→ Required work
Transcribe the listing exactly, leaving out every picture.

==== Provided material ====

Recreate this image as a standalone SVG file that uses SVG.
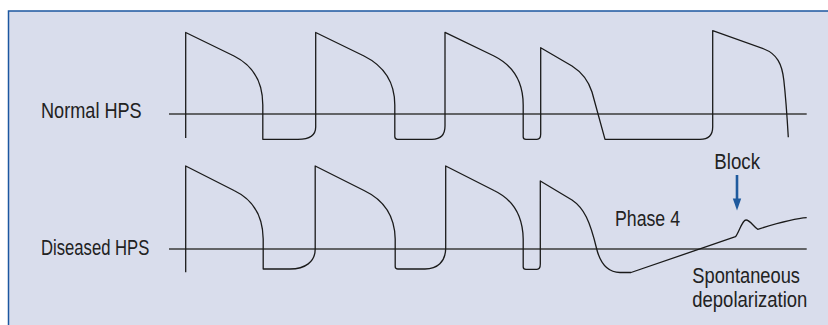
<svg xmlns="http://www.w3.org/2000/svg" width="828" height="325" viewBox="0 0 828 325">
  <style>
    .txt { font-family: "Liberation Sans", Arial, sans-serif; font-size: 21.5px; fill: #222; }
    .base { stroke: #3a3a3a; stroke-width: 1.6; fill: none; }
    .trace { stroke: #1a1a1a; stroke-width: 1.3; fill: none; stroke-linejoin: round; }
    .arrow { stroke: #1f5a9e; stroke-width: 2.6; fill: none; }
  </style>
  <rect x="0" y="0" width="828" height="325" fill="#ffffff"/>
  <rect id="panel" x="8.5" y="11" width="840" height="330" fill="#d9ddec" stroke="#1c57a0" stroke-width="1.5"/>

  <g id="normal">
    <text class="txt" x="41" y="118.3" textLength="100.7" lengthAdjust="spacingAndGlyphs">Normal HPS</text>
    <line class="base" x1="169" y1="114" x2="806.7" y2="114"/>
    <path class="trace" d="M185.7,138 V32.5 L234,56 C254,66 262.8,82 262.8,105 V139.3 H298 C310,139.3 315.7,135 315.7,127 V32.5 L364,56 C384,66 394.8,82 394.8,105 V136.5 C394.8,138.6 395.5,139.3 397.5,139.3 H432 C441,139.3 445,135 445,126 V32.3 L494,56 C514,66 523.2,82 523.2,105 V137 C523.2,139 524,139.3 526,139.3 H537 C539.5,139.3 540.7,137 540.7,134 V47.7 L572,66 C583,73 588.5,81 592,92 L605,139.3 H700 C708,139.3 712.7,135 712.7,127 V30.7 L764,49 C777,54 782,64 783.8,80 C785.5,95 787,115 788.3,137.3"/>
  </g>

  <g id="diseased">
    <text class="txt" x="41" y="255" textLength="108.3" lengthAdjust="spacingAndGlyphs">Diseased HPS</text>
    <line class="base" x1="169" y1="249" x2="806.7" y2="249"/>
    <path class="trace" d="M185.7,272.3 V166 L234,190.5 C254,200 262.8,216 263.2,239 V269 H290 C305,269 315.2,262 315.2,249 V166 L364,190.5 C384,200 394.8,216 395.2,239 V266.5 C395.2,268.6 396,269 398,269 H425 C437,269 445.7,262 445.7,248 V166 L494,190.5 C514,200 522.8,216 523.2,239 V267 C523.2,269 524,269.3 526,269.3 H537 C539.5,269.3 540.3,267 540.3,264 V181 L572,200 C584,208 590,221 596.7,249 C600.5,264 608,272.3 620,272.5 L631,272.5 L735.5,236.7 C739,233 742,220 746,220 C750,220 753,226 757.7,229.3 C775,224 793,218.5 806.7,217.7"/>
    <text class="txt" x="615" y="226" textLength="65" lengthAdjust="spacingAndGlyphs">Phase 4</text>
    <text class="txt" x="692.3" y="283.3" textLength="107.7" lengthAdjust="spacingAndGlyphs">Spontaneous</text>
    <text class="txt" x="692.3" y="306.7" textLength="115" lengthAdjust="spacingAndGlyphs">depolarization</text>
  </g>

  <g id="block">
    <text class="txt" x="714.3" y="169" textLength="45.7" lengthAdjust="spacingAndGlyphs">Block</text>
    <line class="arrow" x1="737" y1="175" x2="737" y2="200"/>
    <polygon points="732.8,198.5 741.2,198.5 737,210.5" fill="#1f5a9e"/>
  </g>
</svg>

====

→ Finished task
Recreate this image as a standalone SVG file that uses SVG.
<svg xmlns="http://www.w3.org/2000/svg" width="828" height="325" viewBox="0 0 828 325">
  <style>
    .txt { font-family: "Liberation Sans", Arial, sans-serif; font-size: 21.5px; fill: #222; }
    .base { stroke: #3a3a3a; stroke-width: 1.6; fill: none; }
    .trace { stroke: #1a1a1a; stroke-width: 1.3; fill: none; stroke-linejoin: round; }
    .arrow { stroke: #1f5a9e; stroke-width: 2.6; fill: none; }
  </style>
  <rect x="0" y="0" width="828" height="325" fill="#ffffff"/>
  <rect id="panel" x="8.5" y="11" width="840" height="330" fill="#d9ddec" stroke="#1c57a0" stroke-width="1.5"/>

  <g id="normal">
    <text class="txt" x="41" y="118.3" textLength="100.7" lengthAdjust="spacingAndGlyphs">Normal HPS</text>
    <line class="base" x1="169" y1="114" x2="806.7" y2="114"/>
    <path class="trace" d="M185.7,138 V32.5 L234,56 C254,66 262.8,82 262.8,105 V139.3 H298 C310,139.3 315.7,135 315.7,127 V32.5 L364,56 C384,66 394.8,82 394.8,105 V136.5 C394.8,138.6 395.5,139.3 397.5,139.3 H432 C441,139.3 445,135 445,126 V32.3 L494,56 C514,66 523.2,82 523.2,105 V137 C523.2,139 524,139.3 526,139.3 H537 C539.5,139.3 540.7,137 540.7,134 V47.7 L572,66 C583,73 588.5,81 592,92 L605,139.3 H700 C708,139.3 712.7,135 712.7,127 V30.7 L764,49 C777,54 782,64 783.8,80 C785.5,95 787,115 788.3,137.3"/>
  </g>

  <g id="diseased">
    <text class="txt" x="41" y="255" textLength="108.3" lengthAdjust="spacingAndGlyphs">Diseased HPS</text>
    <line class="base" x1="169" y1="249" x2="806.7" y2="249"/>
    <path class="trace" d="M185.7,272.3 V166 L234,190.5 C254,200 262.8,216 263.2,239 V269 H290 C305,269 315.2,262 315.2,249 V166 L364,190.5 C384,200 394.8,216 395.2,239 V266.5 C395.2,268.6 396,269 398,269 H425 C437,269 445.7,262 445.7,248 V166 L494,190.5 C514,200 522.8,216 523.2,239 V267 C523.2,269 524,269.3 526,269.3 H537 C539.5,269.3 540.3,267 540.3,264 V181 L572,200 C584,208 590,221 596.7,249 C600.5,264 608,272.3 620,272.5 L631,272.5 L735.5,236.7 C739,233 742,220 746,220 C750,220 753,226 757.7,229.3 C775,224 793,218.5 806.7,217.7"/>
    <text class="txt" x="615" y="226" textLength="65" lengthAdjust="spacingAndGlyphs">Phase 4</text>
    <text class="txt" x="692.3" y="283.3" textLength="107.7" lengthAdjust="spacingAndGlyphs">Spontaneous</text>
    <text class="txt" x="692.3" y="306.7" textLength="115" lengthAdjust="spacingAndGlyphs">depolarization</text>
  </g>

  <g id="block">
    <text class="txt" x="714.3" y="169" textLength="45.7" lengthAdjust="spacingAndGlyphs">Block</text>
    <line class="arrow" x1="737" y1="175" x2="737" y2="200"/>
    <polygon points="732.8,198.5 741.2,198.5 737,210.5" fill="#1f5a9e"/>
  </g>
</svg>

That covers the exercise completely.